Hampshire Mourns the Loss of Longtime Faculty Member Leonard Glick
The anthropologist, who taught at Hampshire for 30 years, made countless contributions to his students, to his colleagues, and to the College overall.
Dr. Leonard B. Glick, who went by Len, was dean of the former School of Social Sciences from 1972 to 1976 and continued teaching anthropology and Jewish history until 2002, when he retired. He died on January 9, 2024.
Glick offered courses on cultural anthropology, evolutionary psychology, ethnic conflict, and European Jewish history. His dedication to learning and teaching made a lasting impact on his students and other professors.
“Len was a great teacher, and many Hampshire students really appreciated his kindness, support, and broad scholarship,” said Professor of Film and Photography Abraham Ravett. “As a younger faculty person, I had the opportunity to co-teach a course with him on ethnographic and documentary film, which was attended by students from a variety of disciplines. It was a pleasure organizing the class with him, and throughout the semester we seemed to have had a certain kind of chemistry that allowed for spirited exchanges between the two of us as well as among the students.”
“Len was my Division II and Division III chair as well as a colleague and friend for many years,” said Emeritus Professor of History Aaron Berman 70F. “I learned how to teach from Len. He was exceptionally generous and patient with students and fully committed to Hampshire’s founding principles. I always learned something whenever I spoke with him. He read widely and his curiosity and passion for his subjects were contagious.”

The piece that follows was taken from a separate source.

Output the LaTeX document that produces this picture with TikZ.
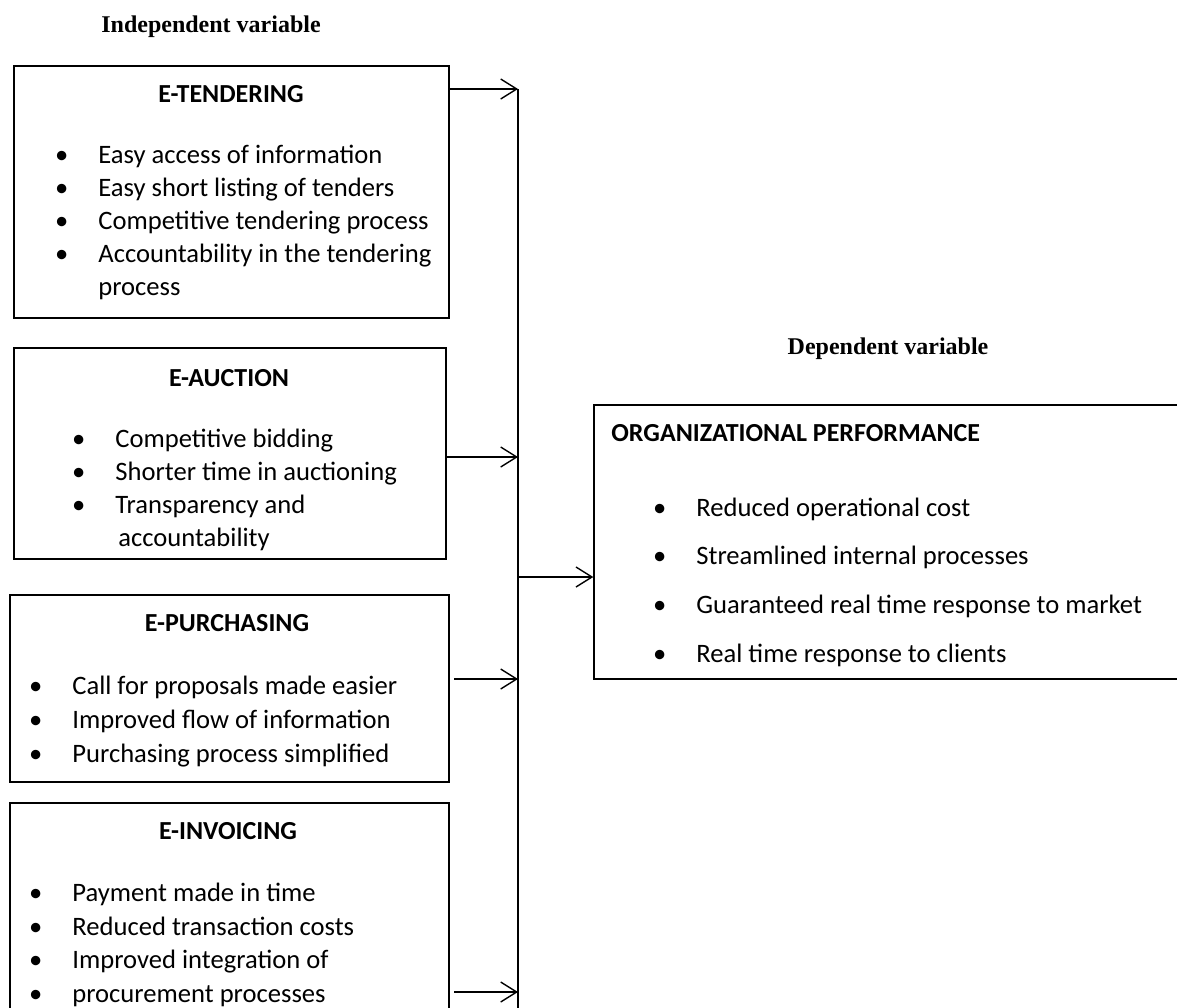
\documentclass[tikz,border=0pt]{standalone}
\usepackage{fontspec}
\setmainfont{Carlito}
\newfontfamily\varfont{Liberation Serif}
\usetikzlibrary{arrows.meta, fit}

\newcommand{\bul}{\llap{\textbullet\hspace{15pt}}}

\begin{document}
\begin{tikzpicture}[
        x=0.5pt, y=-0.5pt,
        box/.style = {draw, rectangle, inner sep=0pt, line width=0.7pt},
        boxhead/.style = {font=\fontsize{13pt}{16pt}\selectfont\bfseries, inner sep=0pt},
        varlabel/.style = {font=\varfont\fontsize{12pt}{15pt}\selectfont\bfseries, inner sep=0pt},
        bullets/.style = {align=left, anchor=base west, inner sep=0pt},
        arrow/.style = {-{Straight Barb[length=8pt, width=10pt]}, line width=0.7pt}
      ]
      \useasboundingbox (0,0) rectangle (1177,1007);
      \clip (0,0) rectangle (1177,1007);

      % ================= INDEPENDENT =================
      \node[varlabel] (indep) at (211,27) {Independent variable};

      % lists are placed by the baseline of their last line
      \node[box, fit={(14,66) (449,318)}] (tender) {};
      \node[boxhead] (tender-head) at (231,94) {E-TENDERING};
      \node[bullets, font=\fontsize{13.3pt}{16.4pt}\selectfont] (tender-list) at (98,295)
        {\bul Easy access of information\\ \bul Easy short listing of tenders\\
         \bul Competitive tendering process\\ \bul Accountability in the tendering\\ process};

      \node[box, fit={(14,348) (446,559)}] (auction) {};
      \node[boxhead] (auction-head) at (229,378) {E-AUCTION};
      \node[bullets, font=\fontsize{13.3pt}{16.5pt}\selectfont] (auction-list) at (115,546)
        {\bul Competitive bidding\\ \bul Shorter time in auctioning\\
         \bul Transparency and\\ \hspace*{1.5pt}accountability};

      \node[box, fit={(10,595) (449,782)}] (purch) {};
      \node[boxhead] (purch-head) at (227,623) {E-PURCHASING};
      \node[bullets, font=\fontsize{13.3pt}{17pt}\selectfont] (purch-list) at (72,762)
        {\bul Call for proposals made easier\\ \bul Improved flow of information\\
         \bul Purchasing process simplified};

      \node[box, fit={(10,803) (449,1030)}] (invoice) {};
      \node[boxhead] (invoice-head) at (228,831) {E-INVOICING};
      \node[bullets, font=\fontsize{13.3pt}{16.7pt}\selectfont] (invoice-list) at (72,1002)
        {\bul Payment made in time\\ \bul Reduced transaction costs\\
         \bul Improved integration of\\ \bul procurement processes};

      % ================= DEPENDENT =================
      \node[varlabel] (dep) at (888,349) {Dependent variable};

      \node[box, fit={(594,405) (1190,679)}] (org) {};
      \node[boxhead, anchor=west] (org-head) at (611,433) {ORGANIZATIONAL PERFORMANCE};
      \node[bullets, font=\fontsize{13.3pt}{24.3pt}\selectfont] (org-list) at (696,662)
        {\bul Reduced operational cost\\ \bul Streamlined internal processes\\
         \bul Guaranteed real time response to market\\ \bul Real time response to clients};

      % ================= ARROWS =================
      \coordinate (bus-top) at (518,89);
      \coordinate (bus-end) at (518,1030);
      \coordinate (a-in) at (518,457);
      \coordinate (p-out) at (454,679);
      \coordinate (p-in) at (518,679);
      \coordinate (i-out) at (454,992);
      \coordinate (i-in) at (518,992);
      \coordinate (o-out) at (518,577);

      \draw[line width=0.7pt] (bus-top) -- (bus-end);
      \draw[arrow] (tender.east |- bus-top) -- (bus-top);
      \draw[arrow] (auction.east |- a-in) -- (a-in);
      \draw[arrow] (p-out) -- (p-in);
      \draw[arrow] (i-out) -- (i-in);
      \draw[arrow] (o-out) -- (org.west |- o-out);

    \end{tikzpicture}
\end{document}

“Some people are just born teachers. Len was that. He was giving and generous and utterly unpretentious. He was a true intellectual in the broadest sense of the word.”Aaron Lansky 73F
“Hampshire was kind of the perfect place for Len, and he was perfect for Hampshire,” said alum Aaron Lansky 73F, founder of the Yiddish Book Center, for whom Len was both mentor and friend. “Some people are just born teachers. Len was that. He was giving and generous and utterly unpretentious. He was a true intellectual in the broadest sense of the word. He loved ideas, he loved books, he loved learning. He was fascinated by people and by human interactions. His range of knowledge was so wide that he could talk about anything. He was one of the most well-read people I’ve ever met. There’s a famous Yiddish story where the main character is describing his daughter and says, ‘She swallows books like stuffed cabbage.’ That’s what Len did — he swallowed books, and then he embodied them, and then he shared them. He never stopped teaching.”
Glick’s scholarly work focused on the history of Judaism. He wrote two notable books during his career: Abraham’s Heirs: Jews and Christians in Medieval Europe (Syracuse University Press, 1999) and Marked in Your Flesh: Circumcision from Ancient Judea to Modern America (Oxford University Press, 2005), and contributed to several others. He later self-published a book of his academic insights.
Glick was a vocal supporter of Intact America, an organization dedicated to ending infant circumcision in this country.
Upon his retirement, Glick and his wife created the Nansi and Leonard Glick Library Endowment Fund, which supports the purchase of books and other resources in the area of social justice for women.
Glick earned his B.S. and his M.D. from the University of Maryland and began his career in internal medicine. (He was one of the doctors who gave Elvis Presley a physical exam when the singer entered the military.) Glick left the medical profession to study anthropology at the University of Pennsylvania, where he earned his Ph.D.
In the early 1960s, Glick and his wife conducted ethnographic research among the Gimi, in the
Eastern Highlands of New Guinea. He taught anthropology at Bryn Mawr for a year, then at the University of Wisconsin, from 1965 to 1972, before arriving at Hampshire.